Stated problem –
Go through the data and copy every line exactly, but not the images.

Information shown –
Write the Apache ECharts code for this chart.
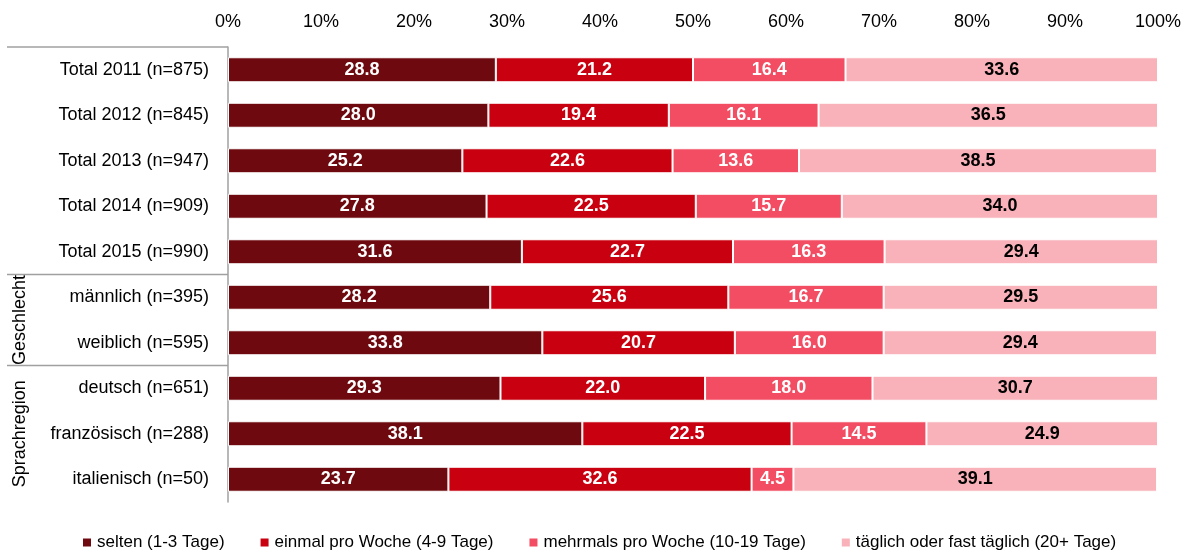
<!DOCTYPE html>
<html>
<head>
<meta charset="utf-8">
<script src="https://cdn.jsdelivr.net/npm/echarts@6/dist/echarts.min.js"></script>
<style>
  html, body { margin: 0; padding: 0; background: #fff; }
  #chart { width: 1186px; height: 558px; }
</style>
</head>
<body>
<div id="chart"></div>
<script>
const categories = [
  "Total 2011 (n=875)",
  "Total 2012 (n=845)",
  "Total 2013 (n=947)",
  "Total 2014 (n=909)",
  "Total 2015 (n=990)",
  "männlich (n=395)",
  "weiblich (n=595)",
  "deutsch (n=651)",
  "französisch (n=288)",
  "italienisch (n=50)",
]
const selten = [28.8, 28.0, 25.2, 27.8, 31.6, 28.2, 33.8, 29.3, 38.1, 23.7]
const einmal = [21.2, 19.4, 22.6, 22.5, 22.7, 25.6, 20.7, 22.0, 22.5, 32.6]
const mehrmals = [16.4, 16.1, 13.6, 15.7, 16.3, 16.7, 16.0, 18.0, 14.5, 4.5]
const taeglich = [33.6, 36.5, 38.5, 34.0, 29.4, 29.5, 29.4, 30.7, 24.9, 39.1]
const seriesNames = [
  "selten (1-3 Tage)",
  "einmal pro Woche (4-9 Tage)",
  "mehrmals pro Woche (10-19 Tage)",
  "täglich oder fast täglich (20+ Tage)",
]
// groups: [label, first index, last index]
const groups = [
  ["Geschlecht", 5, 6],
  ["Sprachregion", 7, 9],
]

const FONT = "'Liberation Sans Narrow', 'Arial Narrow', 'Liberation Sans', Arial, sans-serif"
const colors = ["#6e0a0f", "#c8000f", "#f24d62", "#f9b2b9"]
const labelColors = ["#fff", "#fff", "#fff", "#000"]

const chart = echarts.init(document.getElementById("chart"))

const makeSeries = (name, data, i) => ({
  name,
  type: "bar",
  stack: "all",
  data,
  barWidth: 25,
  itemStyle: {color: colors[i], borderColor: "#fff", borderWidth: 1},
  label: {
    show: true,
    position: "inside",
    color: labelColors[i],
    fontFamily: FONT,
    fontWeight: "bold",
    fontSize: 18,
    formatter: p => p.value.toFixed(1),
  },
})

chart.setOption({
  animation: false,
  color: colors,
  grid: {left: 228, right: 28, top: 47, bottom: 56},
  legend: {
    bottom: 2,
    left: 76,
    itemWidth: 10,
    itemHeight: 10,
    itemGap: 34,
    icon: "rect",
    textStyle: {fontFamily: FONT, fontSize: 17, color: "#000"},
    data: seriesNames,
  },
  xAxis: {
    type: "value",
    position: "top",
    min: 0,
    max: 100,
    interval: 10,
    axisLine: {show: false},
    axisTick: {show: false},
    splitLine: {show: false},
    axisLabel: {
      formatter: "{value}%",
      fontFamily: FONT,
      fontSize: 18,
      color: "#000",
      margin: 16,
    },
  },
  yAxis: {
    type: "category",
    inverse: true,
    data: categories,
    axisLine: {show: true, lineStyle: {color: "#a0a0a0", width: 1.5}},
    axisTick: {show: false},
    axisLabel: {fontFamily: FONT, fontSize: 18, color: "#000", margin: 19},
  },
  series: [
    makeSeries(seriesNames[0], selten, 0),
    makeSeries(seriesNames[1], einmal, 1),
    makeSeries(seriesNames[2], mehrmals, 2),
    makeSeries(seriesNames[3], taeglich, 3),
  ],
})

// separators and group labels on the left, placed via the category axis
const yOf = i => chart.convertToPixel({gridIndex: 0}, [0, i])[1]
const step = yOf(1) - yOf(0)
const x0 = chart.convertToPixel({gridIndex: 0}, [0, 0])[0]
const lineStyle = {stroke: "#a0a0a0", lineWidth: 1.5}
const graphics = [
  {type: "line", shape: {x1: 7, y1: yOf(0) - step / 2, x2: x0, y2: yOf(0) - step / 2}, style: lineStyle},
]
groups.forEach(([name, a, b]) => {
  const top = yOf(a) - step / 2
  const bottom = yOf(b) + step / 2
  graphics.push({type: "line", shape: {x1: 7, y1: top, x2: x0, y2: top}, style: lineStyle})
  graphics.push({
    type: "text",
    x: 20,
    y: (top + bottom) / 2,
    rotation: Math.PI / 2,
    style: {
      text: name,
      fontFamily: FONT,
      fontSize: 18,
      fill: "#000",
      align: "center",
      verticalAlign: "middle",
    },
  })
})
chart.setOption({graphic: graphics})
</script>
</body>
</html>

Task answer –
Write the Apache ECharts code for this chart.
<!DOCTYPE html>
<html>
<head>
<meta charset="utf-8">
<script src="https://cdn.jsdelivr.net/npm/echarts@6/dist/echarts.min.js"></script>
<style>
  html, body { margin: 0; padding: 0; background: #fff; }
  #chart { width: 1186px; height: 558px; }
</style>
</head>
<body>
<div id="chart"></div>
<script>
const categories = [
  "Total 2011 (n=875)",
  "Total 2012 (n=845)",
  "Total 2013 (n=947)",
  "Total 2014 (n=909)",
  "Total 2015 (n=990)",
  "männlich (n=395)",
  "weiblich (n=595)",
  "deutsch (n=651)",
  "französisch (n=288)",
  "italienisch (n=50)",
]
const selten = [28.8, 28.0, 25.2, 27.8, 31.6, 28.2, 33.8, 29.3, 38.1, 23.7]
const einmal = [21.2, 19.4, 22.6, 22.5, 22.7, 25.6, 20.7, 22.0, 22.5, 32.6]
const mehrmals = [16.4, 16.1, 13.6, 15.7, 16.3, 16.7, 16.0, 18.0, 14.5, 4.5]
const taeglich = [33.6, 36.5, 38.5, 34.0, 29.4, 29.5, 29.4, 30.7, 24.9, 39.1]
const seriesNames = [
  "selten (1-3 Tage)",
  "einmal pro Woche (4-9 Tage)",
  "mehrmals pro Woche (10-19 Tage)",
  "täglich oder fast täglich (20+ Tage)",
]
// groups: [label, first index, last index]
const groups = [
  ["Geschlecht", 5, 6],
  ["Sprachregion", 7, 9],
]

const FONT = "'Liberation Sans Narrow', 'Arial Narrow', 'Liberation Sans', Arial, sans-serif"
const colors = ["#6e0a0f", "#c8000f", "#f24d62", "#f9b2b9"]
const labelColors = ["#fff", "#fff", "#fff", "#000"]

const chart = echarts.init(document.getElementById("chart"))

const makeSeries = (name, data, i) => ({
  name,
  type: "bar",
  stack: "all",
  data,
  barWidth: 25,
  itemStyle: {color: colors[i], borderColor: "#fff", borderWidth: 1},
  label: {
    show: true,
    position: "inside",
    color: labelColors[i],
    fontFamily: FONT,
    fontWeight: "bold",
    fontSize: 18,
    formatter: p => p.value.toFixed(1),
  },
})

chart.setOption({
  animation: false,
  color: colors,
  grid: {left: 228, right: 28, top: 47, bottom: 56},
  legend: {
    bottom: 2,
    left: 76,
    itemWidth: 10,
    itemHeight: 10,
    itemGap: 34,
    icon: "rect",
    textStyle: {fontFamily: FONT, fontSize: 17, color: "#000"},
    data: seriesNames,
  },
  xAxis: {
    type: "value",
    position: "top",
    min: 0,
    max: 100,
    interval: 10,
    axisLine: {show: false},
    axisTick: {show: false},
    splitLine: {show: false},
    axisLabel: {
      formatter: "{value}%",
      fontFamily: FONT,
      fontSize: 18,
      color: "#000",
      margin: 16,
    },
  },
  yAxis: {
    type: "category",
    inverse: true,
    data: categories,
    axisLine: {show: true, lineStyle: {color: "#a0a0a0", width: 1.5}},
    axisTick: {show: false},
    axisLabel: {fontFamily: FONT, fontSize: 18, color: "#000", margin: 19},
  },
  series: [
    makeSeries(seriesNames[0], selten, 0),
    makeSeries(seriesNames[1], einmal, 1),
    makeSeries(seriesNames[2], mehrmals, 2),
    makeSeries(seriesNames[3], taeglich, 3),
  ],
})

// separators and group labels on the left, placed via the category axis
const yOf = i => chart.convertToPixel({gridIndex: 0}, [0, i])[1]
const step = yOf(1) - yOf(0)
const x0 = chart.convertToPixel({gridIndex: 0}, [0, 0])[0]
const lineStyle = {stroke: "#a0a0a0", lineWidth: 1.5}
const graphics = [
  {type: "line", shape: {x1: 7, y1: yOf(0) - step / 2, x2: x0, y2: yOf(0) - step / 2}, style: lineStyle},
]
groups.forEach(([name, a, b]) => {
  const top = yOf(a) - step / 2
  const bottom = yOf(b) + step / 2
  graphics.push({type: "line", shape: {x1: 7, y1: top, x2: x0, y2: top}, style: lineStyle})
  graphics.push({
    type: "text",
    x: 20,
    y: (top + bottom) / 2,
    rotation: Math.PI / 2,
    style: {
      text: name,
      fontFamily: FONT,
      fontSize: 18,
      fill: "#000",
      align: "center",
      verticalAlign: "middle",
    },
  })
})
chart.setOption({graphic: graphics})
</script>
</body>
</html>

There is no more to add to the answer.